The platform has professionals from different areas such as Communication, Engineering, Administration and Design, who produce videos and broadcast them on the Internet. In addition, there are technological-experience activities aimed at groups, individuals, colleges or companies, as well as face-to-face meetings in various formats known as Tech Talks. The contents are grouped into three main thematic groups: technology, trends, and people in the 21st Century.
Human x Inhuman
Since there have been many literary and cinematographic dystopian productions over the last 50 years, Voicers’ vision is faced with the great challenge by presenting a new possibility for the world to deal with technological advances and with the relationship between human beings and technology. Ligia argues that it is necessary to rethink the relationship between human beings and technology.
“When a machine does something better than a human being, it is, therefore, an inhuman work. What will be left when machines do the work that people used to do? We need to prepare people to create, care, heal, know, and share. That’s our job and our focus,” she explains.
When it comes to human relationships in the future, Voicers’ vision is clear on the need to train people to live with diversity and plurality, constructing their own stories regardless of stereotypes and patterns. In addition, we must prepare for changes in the workplace and in the way we teach and learn.

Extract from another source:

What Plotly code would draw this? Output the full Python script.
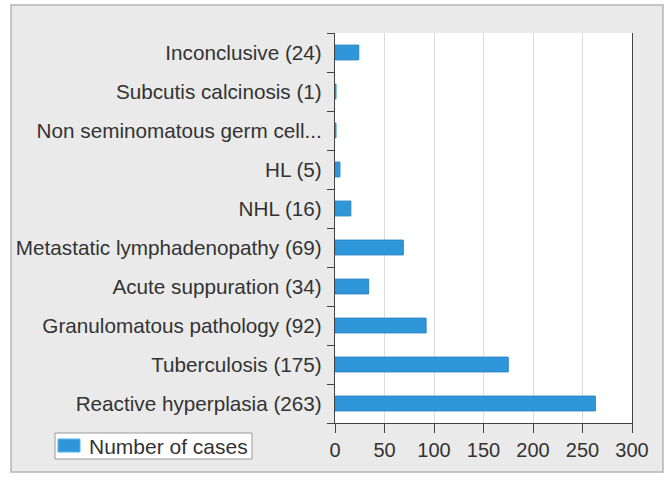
import plotly.graph_objects as go

categories = [
    "Reactive hyperplasia (263)",
    "Tuberculosis (175)",
    "Granulomatous pathology (92)",
    "Acute suppuration (34)",
    "Metastatic lymphadenopathy (69)",
    "NHL (16)",
    "HL (5)",
    "Non seminomatous germ cell...",
    "Subcutis calcinosis (1)",
    "Inconclusive (24)",
]
values = [263, 175, 92, 34, 69, 16, 5, 1, 1, 24]
x_ticks = [0, 50, 100, 150, 200, 250, 300]
series_name = "Number of cases"

FONT = "Liberation Sans, Arial, sans-serif"
BAR = "#2f96da"

W, H = 668, 485
L, R, T, B = 335, 36, 33, 62
PW, PH = W - L - R, H - T - B


def px(x):
    return (x - L) / PW


def py(y):
    return (H - B - y) / PH


fig = go.Figure()
fig.add_trace(go.Bar(
    y=categories, x=values, orientation="h", name=series_name,
    marker=dict(color=BAR, line=dict(color="#2a86c8", width=1)),
    showlegend=False,
))

fig.update_layout(
    width=W, height=H,
    margin=dict(l=L, r=R, t=T, b=B),
    paper_bgcolor="white",
    plot_bgcolor="white",
    bargap=0.62,
    font=dict(family=FONT, size=20, color="#333333"),
    showlegend=False,
    shapes=[
        dict(type="rect", xref="paper", yref="paper",
             x0=px(11), x1=px(663), y0=py(472), y1=py(5),
             fillcolor="#eaeaea", line=dict(color="#b5b5b5", width=1.5),
             layer="below"),
        dict(type="rect", xref="paper", yref="paper",
             x0=0, x1=1, y0=0, y1=1,
             fillcolor="white", line=dict(width=0), layer="below"),
        # legend box
        dict(type="rect", xref="paper", yref="paper",
             x0=px(55), x1=px(252), y0=py(459), y1=py(433),
             fillcolor="white", line=dict(color="#9a9a9a", width=1),
             layer="above"),
        dict(type="rect", xref="paper", yref="paper",
             x0=px(58), x1=px(80), y0=py(452), y1=py(439),
             fillcolor=BAR, line=dict(color="#59b3ea", width=1),
             layer="above"),
    ],
    annotations=[
        dict(text=series_name, xref="paper", yref="paper",
             x=px(87), y=py(446), xanchor="left", yanchor="middle",
             showarrow=False, font=dict(family=FONT, size=21, color="#333333")),
    ],
)

fig.update_xaxes(
    range=[0, 300], tickvals=x_ticks, ticktext=[str(v) for v in x_ticks],
    showgrid=True, gridcolor="#dcdcdc", gridwidth=1,
    showline=True, linecolor="#444444", linewidth=1.2,
    ticks="outside", ticklen=9, tickcolor="#444444",
    zeroline=False, tickfont=dict(size=20, color="#333333"),
    fixedrange=True,
)
fig.update_yaxes(
    type="category", categoryorder="array", categoryarray=categories,
    showline=True, linecolor="#444444", linewidth=1.2, mirror=True,
    ticks="outside", ticklen=7, tickcolor="#444444", tickson="boundaries",
    showgrid=False, tickfont=dict(size=20.7, color="#333333"),
    ticklabelstandoff=8,
    fixedrange=True,
)

fig.write_html("out.html", config={"displayModeBar": False},
               post_script="document.body.style.margin='0';")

In the future, there will be fewer opportunities for formal employment, which, if properly prepared for, can lead to the surge of great talents. Organized in new forms of employment relationships, the professionals of the future will not seek employment, but rather sources of income, using their talents in a plural form. The group argues that the security of employment contracts and stability can often mask real talents, and in this world, school must never remain centred on the reproduction of content that can be easily accessed. “Skills, in the future, will not be measured by the ability to remember things, but by what people will be able to create,” Ligia says.
Image: istock.com
Outcomes
After two years into the project, Ligia has already received positive feedback from several technology and automation companies. Despite that, she had to learn to deal with those who only see the negative aspects of technological advances. Some come to ask: “But won’t there be more unemployment?” To these, Ligia generally says: “There will be more people who can become unemployable, that is, they will lose their jobs. These are the people you have to prepare for inventive activities.”
And what about fear? How do we deal with it? The answer is similar: The fear we are experiencing is a fear of the unknown, and Voicers’ proposal is to create narratives that would serve as bridges to the future.